Ensuite, la domination politique de la minorité des exploiteurs est camouflée sous une démocratie tronquée, sous le chantage permanent des capitalistes, par leur contrôle des médias de masses, avec l’élection tous les 5 ans d’une sorte de monarque d’où découle le résultat des élections législatives. Le président devient intouchable et une seule personne détient plus de pouvoir que tout le parlement.
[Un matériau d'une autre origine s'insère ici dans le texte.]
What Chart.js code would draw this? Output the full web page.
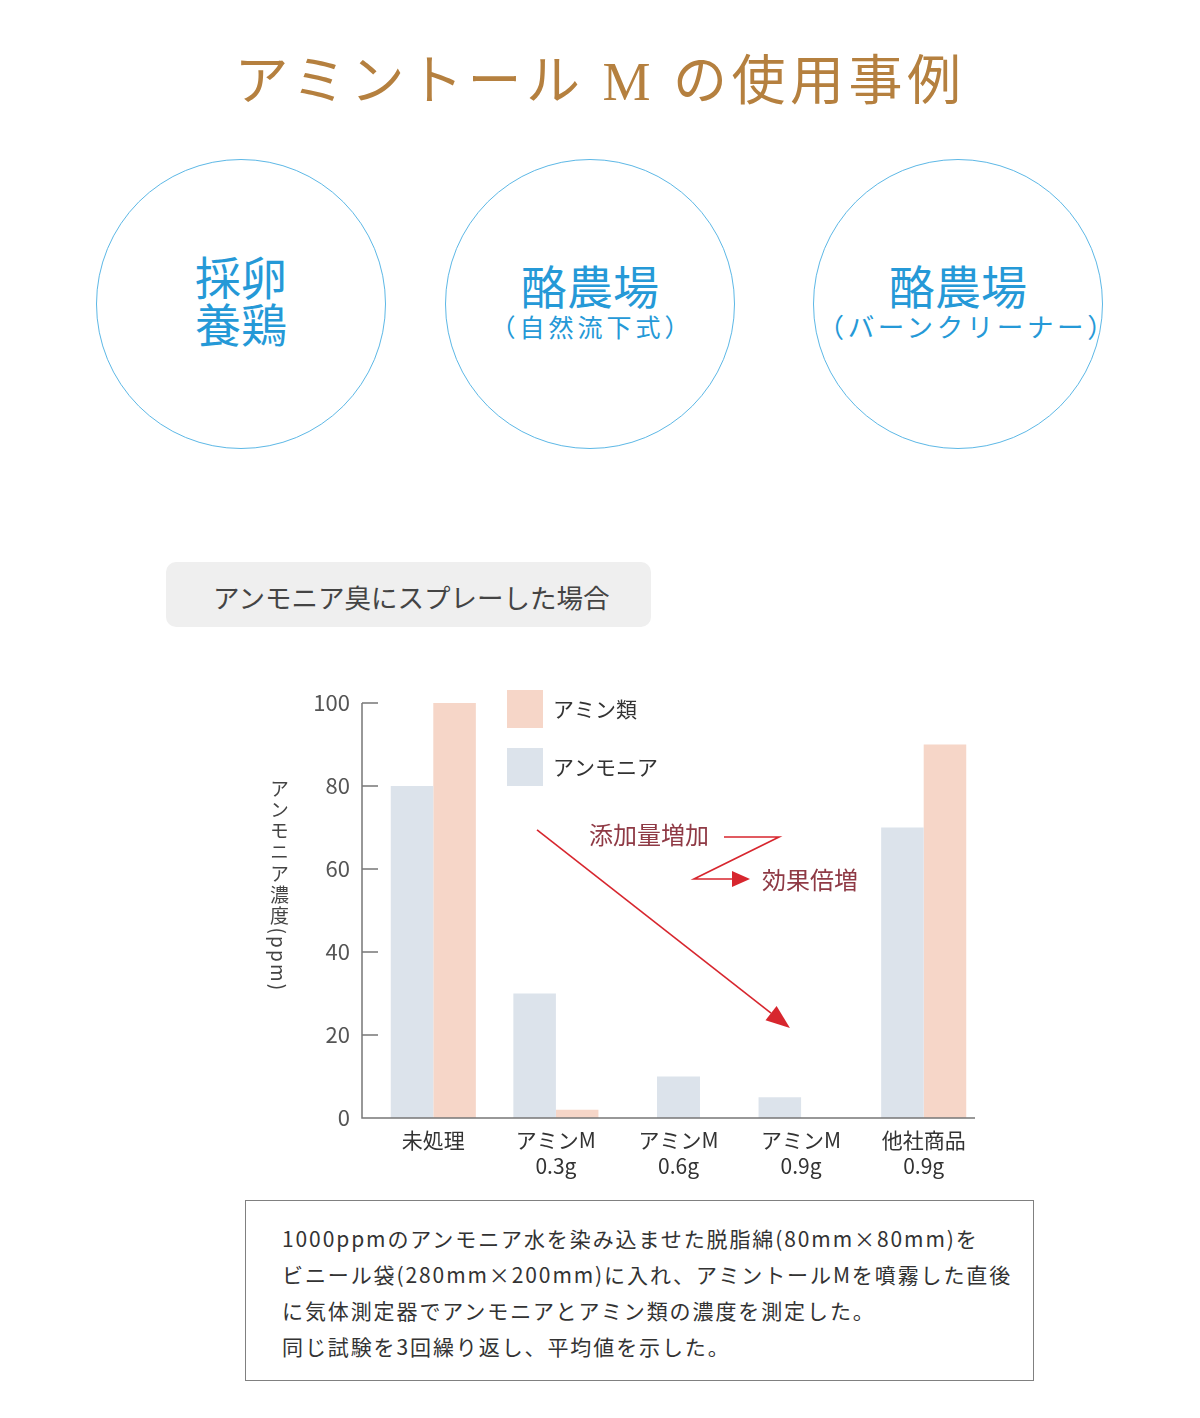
<!DOCTYPE html>
<html lang="ja">
<head>
<meta charset="utf-8">
<title>アミントールMの使用事例</title>
<script src="https://cdn.jsdelivr.net/npm/chart.js@4.4.1/dist/chart.umd.min.js"></script>
<style>
  html, body { margin: 0; padding: 0; background: #fff; }
  body {
    width: 1200px; height: 1418px; position: relative; overflow: hidden;
    font-family: "Noto Sans CJK JP", "Noto Sans", sans-serif;
  }
  .title {
    position: absolute; left: 0; top: 44px; width: 1200px; text-align: center;
    font-family: "Liberation Serif", "Noto Sans CJK JP", serif;
    font-size: 54px; line-height: 76px; color: #b5803f; letter-spacing: 4.5px;
  }
  .circle {
    position: absolute; top: 159px; width: 290px; height: 290px; box-sizing: border-box;
    border: 1.5px solid #5db8e6; border-radius: 50%; color: #2599d7;
  }
  .circle div { position: absolute; left: 0; width: 100%; text-align: center; white-space: nowrap; }
  .big { font-size: 46px; line-height: 47px; }
  .sub { font-size: 25px; line-height: 32px; }
  .tag {
    position: absolute; left: 166px; top: 562px; width: 485px; height: 65px;
    background: #efefef; border-radius: 10px; box-sizing: border-box;
    padding-left: 47px; font-size: 26.5px; line-height: 69px; color: #444;
  }
  #chart { position: absolute; left: 0; top: 640px; }
  .ytitle {
    position: absolute; left: 266px; top: 779px; writing-mode: vertical-rl;
    font-size: 19px; color: #444; letter-spacing: 2.2px;
  }
  .note {
    position: absolute; left: 245px; top: 1200px; width: 789px; height: 181px;
    box-sizing: border-box; border: 1.5px solid #808080;
    padding: 19px 0 0 36px; font-size: 21px; line-height: 36px; color: #333;
    letter-spacing: 1.9px; white-space: nowrap;
  }
</style>
</head>
<body>
<div class="title">アミントール M の使用事例</div>

<div class="circle" style="left:96px">
  <div class="big" style="top:92px">採卵<br>養鶏</div>
</div>
<div class="circle" style="left:445px">
  <div class="big" style="top:101px">酪農場</div>
  <div class="sub" style="top:150px; letter-spacing:4px; text-indent:4px">（自然流下式）</div>
</div>
<div class="circle" style="left:813px">
  <div class="big" style="top:101px">酪農場</div>
  <div class="sub" style="top:150px; font-size:26.5px; letter-spacing:3.6px; text-indent:3.6px">（バーンクリーナー）</div>
</div>

<div class="tag">アンモニア臭にスプレーした場合</div>

<canvas id="chart" width="1200" height="560"></canvas>
<div class="ytitle">アンモニア濃度(ppm)</div>

<div class="note">
  1000ppmのアンモニア水を染み込ませた脱脂綿(80mm×80mm)を<br>
  ビニール袋(280mm×200mm)に入れ、アミントールMを噴霧した直後<br>
  に気体測定器でアンモニアとアミン類の濃度を測定した。<br>
  同じ試験を3回繰り返し、平均値を示した。
</div>

<script>
// 試験区分
const categories = [
  '未処理',
  ['アミンM', '0.3g'],
  ['アミンM', '0.6g'],
  ['アミンM', '0.9g'],
  ['他社商品', '0.9g']
];
// 濃度 (ppm)
const ammonia = [80, 30, 10, 5, 70];
const amines = [100, 2, null, 0, 90];   // 0.6g は棒なし
const yTicks = [0, 20, 40, 60, 80, 100];

const AMMONIA_COLOR = '#dce3eb';
const AMINE_COLOR = '#f6d6c8';
const AXIS_COLOR = '#777';
const TEXT_COLOR = '#333';
const ARROW_COLOR = '#d7262e';
const NOTE_COLOR = '#8f3a45';
const FONT = '"Noto Sans CJK JP", "Noto Sans", sans-serif';

// 軸線・凡例・矢印の描画
const overlay = {
  id: 'overlay',
  afterDatasetsDraw(chart) {
    const { ctx, chartArea, scales: { x, y } } = chart;
    const P = (i, v) => [x.getPixelForValue(i), y.getPixelForValue(v)];
    const axisX = chartArea.left - 10;
    const y0 = y.getPixelForValue(0);

    ctx.save();
    // 軸
    ctx.strokeStyle = AXIS_COLOR;
    ctx.lineWidth = 1.5;
    ctx.beginPath();
    ctx.moveTo(axisX, y.getPixelForValue(yTicks[yTicks.length - 1]));
    ctx.lineTo(axisX, y0);
    ctx.lineTo(chartArea.right - 10, y0);
    yTicks.forEach(t => {
      const py = y.getPixelForValue(t);
      ctx.moveTo(axisX, py);
      ctx.lineTo(axisX + 16, py);
    });
    ctx.stroke();

    // 凡例 (アミン類が上)
    ctx.font = `21px ${FONT}`;
    ctx.textBaseline = 'middle';
    chart.data.datasets.slice().reverse().forEach((ds, i) => {
      const top = chartArea.top - 13 + i * 58;
      ctx.fillStyle = ds.backgroundColor;
      ctx.fillRect(chartArea.left + 135, top, 36, 38);
      ctx.fillStyle = TEXT_COLOR;
      ctx.fillText(ds.label, chartArea.left + 181, top + 19);
    });

    // 矢印
    const arrow = (pts, head, half) => {
      const [ex, ey] = pts[pts.length - 1];
      const [px, py] = pts[pts.length - 2];
      const ang = Math.atan2(ey - py, ex - px);
      const bx = ex - head * Math.cos(ang), by = ey - head * Math.sin(ang);
      ctx.beginPath();
      ctx.moveTo(pts[0][0], pts[0][1]);
      pts.slice(1, -1).forEach(p => ctx.lineTo(p[0], p[1]));
      ctx.lineTo(bx, by);
      ctx.stroke();
      ctx.beginPath();
      ctx.moveTo(ex, ey);
      ctx.lineTo(bx - half * Math.sin(ang), by + half * Math.cos(ang));
      ctx.lineTo(bx + half * Math.sin(ang), by - half * Math.cos(ang));
      ctx.closePath();
      ctx.fill();
    };
    ctx.strokeStyle = ARROW_COLOR;
    ctx.fillStyle = ARROW_COLOR;
    ctx.lineWidth = 1.6;
    arrow([P(0.846, 69.4), P(2.909, 21.7)], 24, 9);
    arrow([P(2.371, 67.7), P(2.82, 67.7), P(2.126, 57.6), P(2.583, 57.6)], 18, 8);

    ctx.fillStyle = NOTE_COLOR;
    ctx.font = `24px ${FONT}`;
    ctx.textBaseline = 'middle';
    ctx.textAlign = 'left';
    let [tx, ty] = P(1.27, 68.2);
    ctx.fillText('添加量増加', tx, ty);
    [tx, ty] = P(2.681, 57.3);
    ctx.fillText('効果倍増', tx, ty);
    ctx.restore();
  }
};

new Chart(document.getElementById('chart'), {
  type: 'bar',
  data: {
    labels: categories,
    datasets: [
      { label: 'アンモニア', data: ammonia, backgroundColor: AMMONIA_COLOR },
      { label: 'アミン類', data: amines, backgroundColor: AMINE_COLOR }
    ]
  },
  options: {
    responsive: false,
    animation: false,
    devicePixelRatio: 1,
    skipNull: true,
    categoryPercentage: 0.694,
    barPercentage: 1,
    maxBarThickness: 43,
    layout: { padding: { left: 300, top: 63, right: 215, bottom: 2 } },
    plugins: { legend: { display: false }, tooltip: { enabled: false } },
    scales: {
      x: {
        grid: { display: false, drawTicks: false },
        border: { display: false },
        ticks: {
          padding: 9,
          color: TEXT_COLOR,
          font: { family: FONT, size: 21, lineHeight: 1.24 },
          maxRotation: 0
        },
        afterFit: s => { s.height = 80; }
      },
      y: {
        min: 0,
        max: 100,
        grid: { display: false, drawTicks: false },
        border: { display: false },
        ticks: {
          stepSize: 20,
          padding: 22,
          color: '#555',
          font: { family: FONT, size: 22 }
        },
        afterFit: s => { s.width = 72; }
      }
    }
  },
  plugins: [overlay]
});
</script>
</body>
</html>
Enfin, les travailleurs ont besoin non d’un nouveau bloc électoral avec des partis bourgeois (PRG, MRC, EELV…) mais d’un front unique ouvrier pour l’action commune. Face à l’appareil répressif de l’État et au régime présidentiel, tous les partis et syndicats qui prétendent être aux côtés des travailleurs et des étudiants doivent défendre un programme réellement démocratique :
- Levée des poursuites contre les militants arrêtés durant des manifestations et contre ceux défendant des migrants !
- Condamnation des policiers coupables de délits et de crimes envers la population ! La police, hors des manifestations des travailleurs et des étudiants ! Services d’ordre unitaires pour protéger les manifestants, les grévistes et les lieux de réunion !
- Dissolution des corps de répression et de l’armée de métier ! Armement du peuple !
- Mêmes droits politiques pour tous les travailleurs du pays, quelle que soit leur nationalité ! Suppression du Sénat, de la Présidence de la République, du Conseil constitutionnel ! Révocabilité de tous les élus ! Indemnisation des élus au salaire d’une travailleuse qualifiée !
De tels mots d’ordre ne peuvent devenir réalité qu’avec un gouvernement des travailleuses et des travailleurs qui procède de la mobilisation et de l’auto-organisation, qui exproprie les capitalistes, qui désarme toutes les bandes armées du capital, qui ouvre la perspective des États-Unis socialistes d’Europe. Pour cela, il faut construire, dans les entreprises et les administrations, les lieux de formation et les quartiers, ainsi que dans les conseils territoriaux et au parlement, un véritable parti ouvrier, qui soit révolutionnaire et internationaliste.